Poems 3-5 communicate a strong sense of vainness and loneliness. They do not suggest that life is a bitter tragedy. Quite the contrary, they show great drive in intervention on the one hand and acceptance, i.e. going with the flow, on the other hand. Much of his anger in these poems is directed against the pointlessness of adherence to an ideal type.
Poems 6-8 illustrate the urge to engage with the ambiguity as part of the creativity nature of poetry. The circular movement of life is reflected in these poems. There exists an expression of the idea that, as well as going to a life without end, we come from another life.
Two short poems (9&10) contain tricks of style and unusual images to depict the melancholia. Temporality appears to take centre stage in these. The greatness of the work is not in the thought or story it conveys, but in the music of the verse and the magical atmosphere it creates.
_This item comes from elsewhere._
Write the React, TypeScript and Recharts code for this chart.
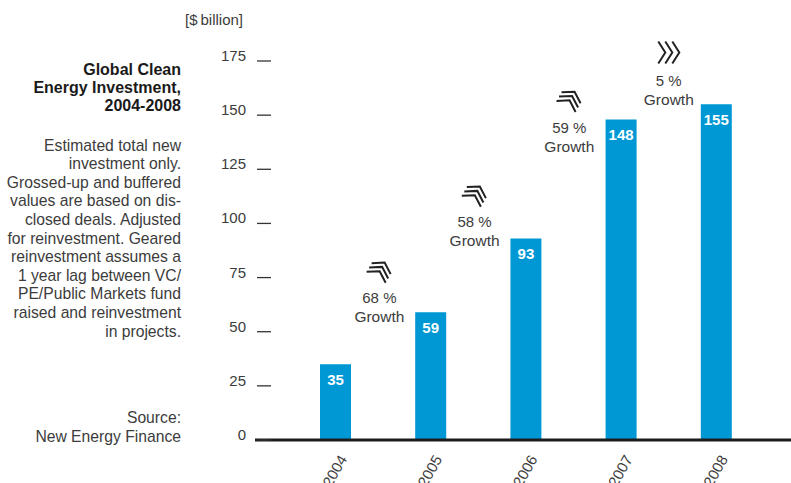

All this is described in ordinary words which produce a strange and magical picture.
In poems 11-14, the misery of war and natural disasters take centre stage. These poems of fine qualities are against the futility of war and against the senior officers who avoid realising the death and destruction that their orders will cause to the men they command.
Death and sorrow are intertwined into wider social problems.
Poems 15&16 demonstrate the full swing away from the formal classical style of verse writing. Ali’s difficult style is the result of his unusual knowledge of words and bold ways of building sentences.
In poems 17-20, life in exile is a central image. Nothing can be heard besides the voice of the protagonist whose floating thoughts are searching for a new semiotic system of meanings. 
The longer poems (21-23) are on the subject of love. In these poems, there is a kind of coldness, as if he was writing without much feeling. The setting is an undefined location at an undefined time. In poem 20, the hotel, as an enclosed space, circumscribes the narrative. The hotel is the quintessential example of the exilic experience: solitary and mysterious.